Кувыкина положили на дно окопа головой к противнику. Накрыли плащ-палаткой.

Бросаю горсть земли. Отхожу, думая о доблести этого солдата, не успевшей раскрыться полностью. Края окопа заполняются землей, перемешанной со снегом.

Беру телефонную трубку:

- "Брянск", я "Кострома". К бою!

- ...к бою, - слышу в трубке.

- В память доблестного разведчика...

- ...разведчика...

- гвардии рядового Кувыкина...

- ...Кувыкина, - повторяет за мной телефонист на огневой позиции.

- Батареею!

- ...еею...

- залпом...

- ...алпом, - как эхо звучит в трубке.

- Огонь!!

- огонь, - отчетливо повторяет эхо. Громовой залп батареи, Потом второй. Третий. Снаряды летят через могилу Кувыкина, ложатся на передний край врага.
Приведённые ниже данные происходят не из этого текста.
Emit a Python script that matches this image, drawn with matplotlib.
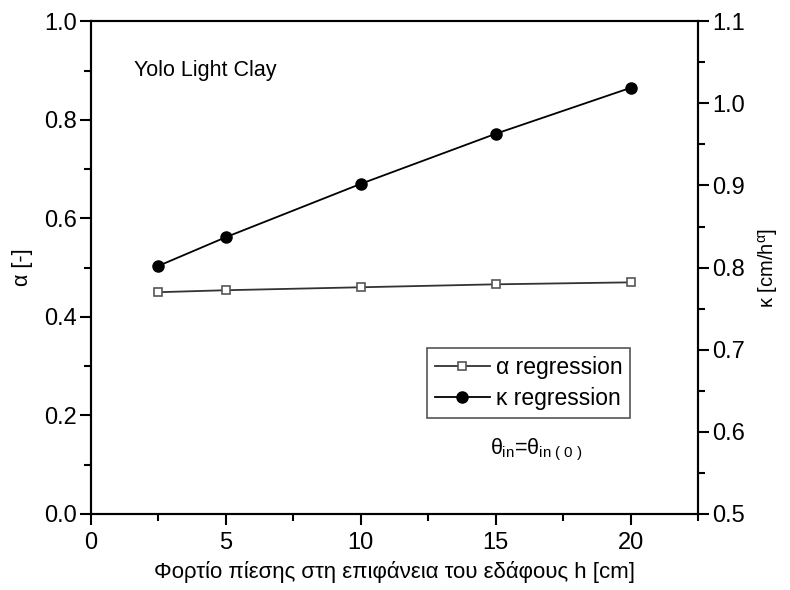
import matplotlib
matplotlib.use('Agg')
import matplotlib.pyplot as plt
from matplotlib.ticker import MultipleLocator

plt.rcParams['font.family'] = ['Liberation Sans', 'DejaVu Sans']
plt.rcParams['mathtext.fontset'] = 'custom'
plt.rcParams['mathtext.rm'] = 'Liberation Sans'
plt.rcParams['mathtext.it'] = 'Liberation Sans'
plt.rcParams['mathtext.bf'] = 'Liberation Sans:bold'

# pressure head at the surface [cm]
h = [2.5, 5, 10, 15, 20]
# regression parameters
alpha = [0.450, 0.454, 0.460, 0.466, 0.470]
kappa = [0.802, 0.837, 0.902, 0.963, 1.019]

fig = plt.figure(figsize=(7.9, 5.9), dpi=100)
ax = fig.add_axes([0.115, 0.129, 0.769, 0.835])
ax2 = ax.twinx()

la, = ax.plot(h, alpha, color='#333333', lw=1.3, marker='s', ms=6,
              mfc='white', mec='#555555', mew=1.2, label='α regression')
lk, = ax2.plot(h, kappa, color='black', lw=1.3, marker='o', ms=8,
               mfc='black', mec='black', label='κ regression')

ax.set_xlim(0, 22.5)
ax.set_ylim(0, 1.0)
ax2.set_ylim(0.5, 1.1)

ax.xaxis.set_major_locator(MultipleLocator(5))
ax.xaxis.set_minor_locator(MultipleLocator(2.5))
ax.yaxis.set_major_locator(MultipleLocator(0.2))
ax.yaxis.set_minor_locator(MultipleLocator(0.1))
ax2.yaxis.set_major_locator(MultipleLocator(0.1))
ax2.yaxis.set_minor_locator(MultipleLocator(0.05))

for a in (ax, ax2):
    for s in a.spines.values():
        s.set_linewidth(1.5)
    a.tick_params(which='major', direction='out', length=8, width=1.5,
                  labelsize=17, pad=2)
    a.tick_params(which='minor', direction='out', length=5, width=1.5)
ax.tick_params(axis='x', which='both', top=False)
ax.tick_params(axis='x', which='major', pad=5)

ax.set_xlabel('Φορτίο πίεσης στη επιφάνεια του εδάφους h [cm]', fontsize=16,
              labelpad=5)
ax.set_ylabel('α [-]', fontsize=15.5, labelpad=8)
ax2.set_ylabel(r'κ [cm/h$^{\mathrm{α}}$]', fontsize=14.5, labelpad=8)

ax.text(1.6, 0.9, 'Yolo Light Clay', fontsize=15.5, va='center')
ax.text(16.5, 0.13, r'$\theta_{\mathrm{in}}$=$\theta_{\mathrm{in\ (\ 0\ )}}$',
        fontsize=15.5, ha='center', va='center')

leg = ax2.legend(handles=[la, lk], loc='upper left',
                 bbox_to_anchor=(0.553, 0.337), fontsize=16.5, handlelength=2.4,
                 handletextpad=0.25, borderpad=0.35, labelspacing=0.35,
                 borderaxespad=0, fancybox=False, framealpha=1,
                 edgecolor='#555555')
leg.get_frame().set_linewidth(1.2)

plt.savefig('out.png', dpi=100)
Полк, оказавшийся в беде, вышел из окружения. Мы отвлекли часть сил противника, а полк атаковал участок слева сзади, где двое суток назад мы проходили под огнем. Подразделение немцев, выставлявшее ночью дежурного пулеметчика, выбито с тыла.

Артиллеристам приказано отойти на прежние НП. Мы возвращаемся как домой, побывав в недальней, но опасной "командировке".

Выслушав информацию лейтенанта Романова, собираюсь отоспаться. Тишина и покой в землянках основных НП, покой и тишина относительные, конечно, но чем-то все же надежные и пригодные для отдыха.

С белесого неба падают снежинки. Они то оседают отвесно, то планируют вправо, влево, колышущейся вуалью мягчат черноту покинутого леса. Свежий снег, как марля из индивидуального пакета, бинтует раны земли - воронки от разрывов, пятна блиндажей, незарастающие шрамы окопов.

Только сейчас я вспоминаю, что идет уже тысяча девятьсот сорок четвертый год. Первые числа января.

Январь 1944 г. Под Витебском

Три десятка километров до Витебска, а мы толчемся в лесах с прогалинами, с редким опустевшим полуразрушенным жильем, теряя людей и материальную часть. Здесь мы полуслепы, хотим вырваться из лесов, очистить их от супостата новым рывком в сторону Витебска.

На переднем крае бывает полковник Томилин, командующий артиллерией 83-й гвардейской. Этого бесстрашного полковника можно увидеть везде, где размещаются подчиненные ему средства. Его папаха из серого каракуля с зеленым верхом мелькает то в одной, то в другой траншее.